Man, that really sucks. Have you been in touch with BK regarding this (in case I missed it)?
 

Rob711

Feeling the Heat
Oct 19, 2017
342
Long Island, ny
No, I haven’t called blaze king yet. Now that I’ve been home I don’t notice it until I go to the second floor. The weather has been damp, grey and rainy, relatively warm despite what calendar says.
 

Ashful

Minister of Fire
Mar 7, 2012
15,715
Philadelphia
I recall reading about this here before, was there a cause or solution? This is on my new in October Ashford insert.
BKVP reported that all but two cases were resolved.

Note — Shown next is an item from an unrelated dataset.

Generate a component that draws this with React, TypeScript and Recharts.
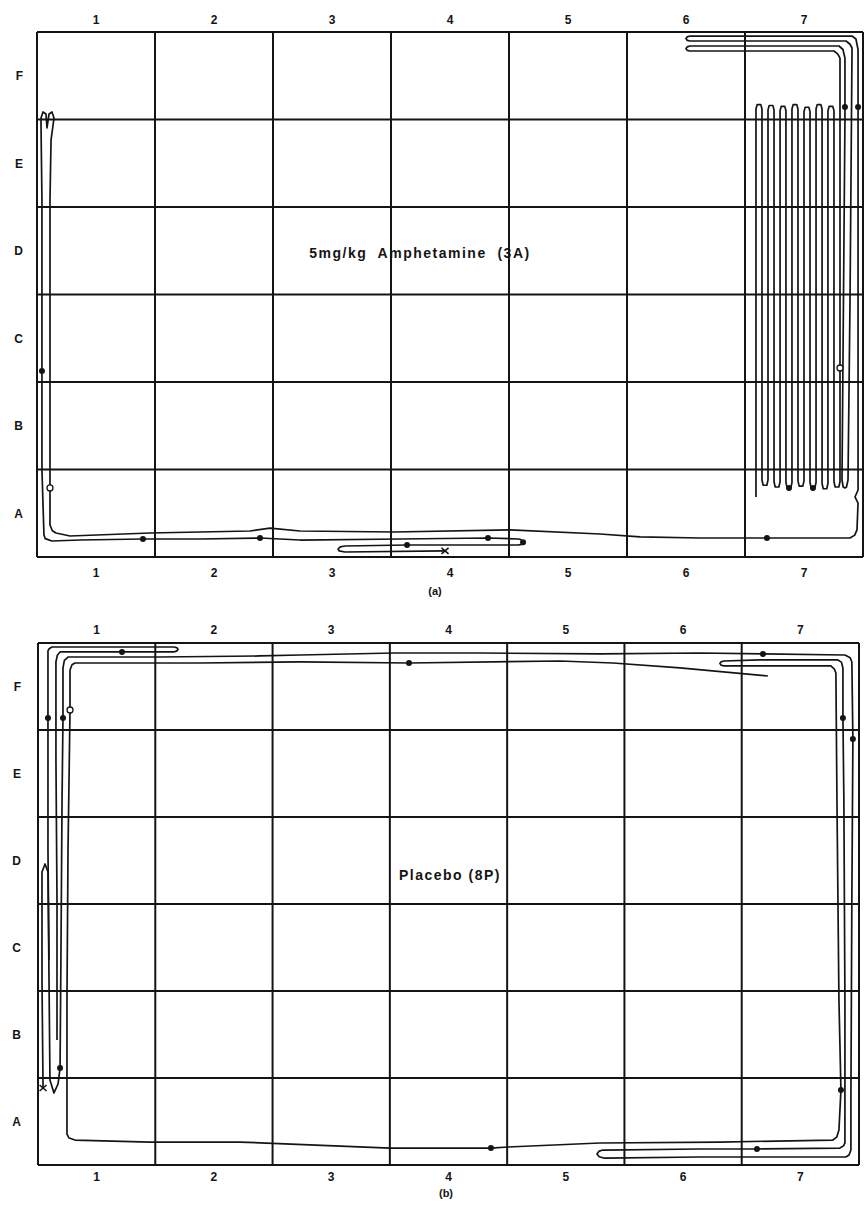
import React from "react";
import { ComposedChart, Line, Scatter, XAxis, YAxis, ReferenceLine } from "recharts";

// grid: 7 columns (1-7) x 6 rows (A-F), traces in grid units (x 0-7, y 0-6)
const colLabels = ["1", "2", "3", "4", "5", "6", "7"];
const rowLabels = ["A", "B", "C", "D", "E", "F"];
const colTicks = [0.5, 1.5, 2.5, 3.5, 4.5, 5.5, 6.5];
const rowTicks = [0.5, 1.5, 2.5, 3.5, 4.5, 5.5];
const gridCols = [0, 1, 2, 3, 4, 5, 6, 7];
const gridRows = [0, 1, 2, 3, 4, 5, 6];

type Pt = [number, number];

// (a) 5mg/kg amphetamine
const ampTrace: Pt[] = [
  [3.458, 0.069], [2.61, 0.057], [2.56, 0.07], [2.551, 0.091], [2.57, 0.115], [2.61, 0.126],
  [3.136, 0.137], [4.076, 0.137], [4.11, 0.145], [4.119, 0.17], [4.1, 0.2], [4.076, 0.206],
  [3.822, 0.217], [3.076, 0.206], [2.229, 0.194], [1.89, 0.217], [1.381, 0.206], [0.898, 0.206],
  [0.364, 0.194], [0.127, 0.183], [0.07, 0.21], [0.059, 0.251], [0.042, 0.994], [0.042, 2.126],
  [0.042, 4.08], [0.034, 4.937], [0.034, 5.017], [0.051, 5.086], [0.076, 5.063], [0.085, 4.903],
  [0.102, 5.063], [0.127, 5.086], [0.144, 5.017], [0.119, 4.766], [0.11, 4.08], [0.11, 0.789],
  [0.11, 0.366], [0.13, 0.3], [0.161, 0.274], [0.28, 0.24], [0.958, 0.274], [1.805, 0.297],
  [1.975, 0.331], [2.229, 0.297], [3.025, 0.286], [4.008, 0.309], [4.771, 0.263], [5.11, 0.229],
  [5.619, 0.217], [6.186, 0.217], [6.89, 0.217], [6.93, 0.25], [6.949, 0.309], [6.958, 0.617],
  [6.932, 0.686], [6.958, 0.766], [6.958, 5.143], [6.958, 5.8], [6.94, 5.92], [6.907, 5.954],
  [5.534, 5.954], [5.51, 5.945], [5.5, 5.926], [5.51, 5.905], [5.534, 5.897], [6.856, 5.897],
  [6.89, 5.86], [6.907, 5.817], [6.89, 2.937], [6.873, 0.88], [6.86, 0.8], [6.847, 0.789],
  [6.832, 0.8], [6.822, 0.88], [6.847, 4.994], [6.847, 5.143], [6.847, 5.703], [6.83, 5.8],
  [6.797, 5.84], [5.534, 5.84], [5.51, 5.83], [5.5, 5.811], [5.51, 5.79], [5.534, 5.783],
  [6.754, 5.783], [6.785, 5.75], [6.805, 5.703],
];
// back-and-forth runs in column 7
const ampSerpentine: Pt[] = [
  [6.805, 5.703], [6.805, 0.86], [6.795, 0.8], [6.764, 0.8], [6.754, 0.86],
  [6.754, 5.1], [6.744, 5.15], [6.713, 5.15], [6.703, 5.1],
  [6.703, 0.84], [6.693, 0.78], [6.663, 0.78], [6.653, 0.84],
  [6.653, 5.12], [6.643, 5.17], [6.612, 5.17], [6.602, 5.12],
  [6.602, 0.85], [6.592, 0.79], [6.561, 0.79], [6.551, 0.85],
  [6.551, 5.09], [6.541, 5.14], [6.51, 5.14], [6.5, 5.09],
  [6.5, 0.87], [6.49, 0.81], [6.459, 0.81], [6.449, 0.87],
  [6.449, 5.12], [6.439, 5.17], [6.408, 5.17], [6.398, 5.12],
  [6.398, 0.85], [6.388, 0.79], [6.357, 0.79], [6.347, 0.85],
  [6.347, 5.1], [6.337, 5.15], [6.307, 5.15], [6.297, 5.1],
  [6.297, 0.86], [6.287, 0.8], [6.256, 0.8], [6.246, 0.86],
  [6.246, 5.11], [6.236, 5.16], [6.205, 5.16], [6.195, 5.11],
  [6.195, 0.88], [6.185, 0.82], [6.154, 0.82], [6.144, 0.88],
  [6.144, 5.12], [6.134, 5.17], [6.103, 5.17], [6.093, 5.12],
  [6.093, 0.686],
];
const ampDots: Pt[] = [
  [3.136, 0.137], [4.119, 0.17], [3.822, 0.217], [1.89, 0.217], [0.898, 0.206], [0.042, 2.126],
  [6.186, 0.217], [6.958, 5.143], [6.847, 5.143], [6.373, 0.79], [6.576, 0.79],
];
const ampRings: Pt[] = [[0.11, 0.789], [6.805, 2.16]];
const ampStart: Pt[] = [[3.458, 0.069]];

// (b) placebo
const placeboTrace: Pt[] = [
  [0.043, 0.885], [0.034, 2.126], [0.034, 3.368], [0.06, 3.46], [0.085, 3.368], [0.094, 2.126],
  [0.102, 0.977], [0.136, 0.828], [0.171, 0.931], [0.188, 1.115], [0.196, 2.471], [0.205, 4.195],
  [0.213, 5.138], [0.213, 5.713], [0.225, 5.8], [0.256, 5.839], [1.04, 5.839], [1.893, 5.851],
  [2.234, 5.862], [3.035, 5.885], [3.768, 5.885], [4.791, 5.874], [5.644, 5.885], [6.181, 5.874],
  [6.88, 5.862], [6.925, 5.83], [6.939, 5.782], [6.948, 4.897], [6.939, 3.046], [6.931, 0.747],
  [6.931, 0.172], [6.915, 0.115], [6.888, 0.092], [5.644, 0.092], [4.825, 0.08], [4.785, 0.095],
  [4.766, 0.126], [4.785, 0.16], [4.817, 0.172], [5.644, 0.184], [6.13, 0.184], [6.837, 0.195],
  [6.868, 0.22], [6.88, 0.253], [6.88, 1.897], [6.871, 4.195], [6.863, 5.138], [6.863, 5.713],
  [6.85, 5.78], [6.82, 5.805], [6.155, 5.805], [5.848, 5.793], [5.825, 5.785], [5.814, 5.764],
  [5.825, 5.745], [5.848, 5.736], [6.76, 5.736], [6.79, 5.7], [6.803, 5.655], [6.812, 4.195],
  [6.829, 1.897], [6.846, 0.862], [6.829, 0.402], [6.81, 0.32], [6.777, 0.287], [5.814, 0.264],
  [4.791, 0.253], [4.007, 0.207], [3.862, 0.195], [3.001, 0.195], [1.722, 0.264], [0.955, 0.264],
  [0.315, 0.287], [0.265, 0.31], [0.247, 0.356], [0.247, 1.897], [0.256, 3.621], [0.273, 5.23],
  [0.273, 5.69], [0.29, 5.75], [0.315, 5.77], [1.381, 5.77], [2.234, 5.782], [3.163, 5.77],
  [4.45, 5.793], [4.902, 5.77], [5.473, 5.713], [6.223, 5.621],
];
const placeboCornerLoop: Pt[] = [
  [0.162, 1.437], [0.162, 3.046], [0.153, 4.655], [0.153, 5.782], [0.165, 5.86], [0.188, 5.897],
  [0.716, 5.897], [1.159, 5.897], [1.185, 5.91], [1.194, 5.925], [1.185, 5.945], [1.159, 5.954],
  [0.119, 5.954], [0.095, 5.935], [0.085, 5.908], [0.085, 5.138], [0.085, 3.621], [0.094, 2.356],
];
const placeboDots: Pt[] = [
  [0.716, 5.897], [0.085, 5.138], [0.213, 5.138], [0.188, 1.115], [6.181, 5.874], [6.948, 4.897],
  [6.863, 5.138], [6.13, 0.184], [6.846, 0.862], [3.862, 0.195], [3.163, 5.77],
];
const placeboRings: Pt[] = [[0.273, 5.23]];
const placeboStart: Pt[] = [[0.043, 0.885]];

const toRows = (pts: Pt[]) => pts.map(([x, y]) => ({ x, y }));

const INK = "#141414";
const FONT = "'Liberation Sans', Arial, sans-serif";
const tickStyle = { fontSize: 12, fontWeight: 700, fill: INK, fontFamily: FONT };

const DotShape = (p: any) => <circle cx={p.cx} cy={p.cy} r={3} fill={INK} />;
const RingShape = (p: any) => (
  <circle cx={p.cx} cy={p.cy} r={3} fill="#fff" stroke={INK} strokeWidth={1.3} />
);
const XShape = (p: any) => (
  <g stroke={INK} strokeWidth={1.6}>
    <line x1={p.cx - 3.5} y1={p.cy - 3} x2={p.cx + 3.5} y2={p.cy + 3} />
    <line x1={p.cx - 3.5} y1={p.cy + 3} x2={p.cx + 3.5} y2={p.cy - 3} />
  </g>
);

interface PanelProps {
  height: number;
  margin: { top: number; right: number; bottom: number; left: number };
  yWidth: number;
  topH: number;
  topGap: number;
  bottomGap: number;
  leftGap: number;
  traces: Pt[][];
  dots: Pt[];
  rings: Pt[];
  start: Pt[];
}

function Panel({ height, margin, yWidth, topH, topGap, bottomGap, leftGap, traces, dots, rings, start }: PanelProps) {
  return (
    <ComposedChart width={865} height={height} margin={margin}>
      <XAxis
        xAxisId="bottom"
        type="number"
        dataKey="x"
        domain={[0, 7]}
        ticks={colTicks}
        interval={0}
        tickFormatter={(v: number) => colLabels[Math.floor(v)]}
        axisLine={false}
        tickLine={false}
        tickSize={0}
        tickMargin={bottomGap}
        height={30}
        tick={tickStyle}
        allowDataOverflow
      />
      <XAxis
        xAxisId="top"
        orientation="top"
        type="number"
        dataKey="x"
        domain={[0, 7]}
        ticks={colTicks}
        interval={0}
        tickFormatter={(v: number) => colLabels[Math.floor(v)]}
        axisLine={false}
        tickLine={false}
        tickSize={0}
        tickMargin={topGap}
        height={topH}
        tick={tickStyle}
        allowDataOverflow
      />
      <YAxis
        type="number"
        dataKey="y"
        domain={[0, 6]}
        ticks={rowTicks}
        interval={0}
        tickFormatter={(v: number) => rowLabels[Math.floor(v)]}
        axisLine={false}
        tickLine={false}
        tickSize={0}
        tickMargin={leftGap}
        width={yWidth}
        tick={tickStyle}
        allowDataOverflow
      />
      {gridCols.map((c) => (
        <ReferenceLine key={"c" + c} xAxisId="bottom" x={c} stroke={INK} strokeWidth={2} />
      ))}
      {gridRows.map((r) => (
        <ReferenceLine key={"r" + r} xAxisId="bottom" y={r} stroke={INK} strokeWidth={2} />
      ))}
      {traces.map((t, i) => (
        <Line
          key={i}
          xAxisId="bottom"
          data={toRows(t)}
          dataKey="y"
          type="linear"
          stroke={INK}
          strokeWidth={1.7}
          strokeLinejoin="round"
          dot={false}
          activeDot={false}
          isAnimationActive={false}
        />
      ))}
      <Scatter xAxisId="bottom" data={toRows(dots)} dataKey="y" shape={DotShape} isAnimationActive={false} />
      <Scatter xAxisId="bottom" data={toRows(rings)} dataKey="y" shape={RingShape} isAnimationActive={false} />
      <Scatter xAxisId="bottom" data={toRows(start)} dataKey="y" shape={XShape} isAnimationActive={false} />
    </ComposedChart>
  );
}

const labelStyle: React.CSSProperties = {
  position: "absolute",
  transform: "translate(-50%, -50%)",
  fontFamily: FONT,
  fontWeight: 700,
  color: INK,
  whiteSpace: "pre",
  lineHeight: 1,
};

export default function App() {
  return (
    <div style={{ position: "absolute", left: 0, top: 0, width: 865, height: 1207, background: "#fff" }}>
      <div style={{ position: "absolute", left: 0, top: 0 }}>
        <Panel
          height={600}
          margin={{ top: 0, right: 2, bottom: 13, left: 0 }}
          yWidth={37}
          topH={32}
          topGap={8}
          bottomGap={11}
          leftGap={14}
          traces={[ampTrace, ampSerpentine]}
          dots={ampDots}
          rings={ampRings}
          start={ampStart}
        />
      </div>
      <div style={{ position: "absolute", left: 0, top: 600 }}>
        <Panel
          height={607}
          margin={{ top: 13, right: 6, bottom: 12, left: 0 }}
          yWidth={38}
          topH={30}
          topGap={9}
          bottomGap={7}
          leftGap={17}
          traces={[placeboTrace, placeboCornerLoop]}
          dots={placeboDots}
          rings={placeboRings}
          start={placeboStart}
        />
      </div>
      <div style={{ ...labelStyle, left: 420, top: 253, fontSize: 14, letterSpacing: 1.5 }}>
        5mg/kg  Amphetamine  (3A)
      </div>
      <div style={{ ...labelStyle, left: 450, top: 875, fontSize: 14, letterSpacing: 1.5 }}>Placebo (8P)</div>
      <div style={{ ...labelStyle, left: 435, top: 591, fontSize: 11 }}>(a)</div>
      <div style={{ ...labelStyle, left: 446, top: 1193, fontSize: 11 }}>(b)</div>
    </div>
  );
}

The remaining two may have also been resolved with some work, but both were owners who were just fed up with the stove, and requested a return or exchange. Both were granted, and both stoves were subsequently placed in new homes where they are operating without issue.

So yes, in one way or another, all were resolved. You should PM BKVP.
 

Rob711

Feeling the Heat
Oct 19, 2017
342
Long Island, ny
It’s going to be a monitor and see if it persists deal.
 

Rob711

Feeling the Heat
Oct 19, 2017
342
Long Island, ny
Idk. After a good char I set it to my low last night. This am no smell. Maybe it was the lingering smell from a reload. I’ll keep a nose on it.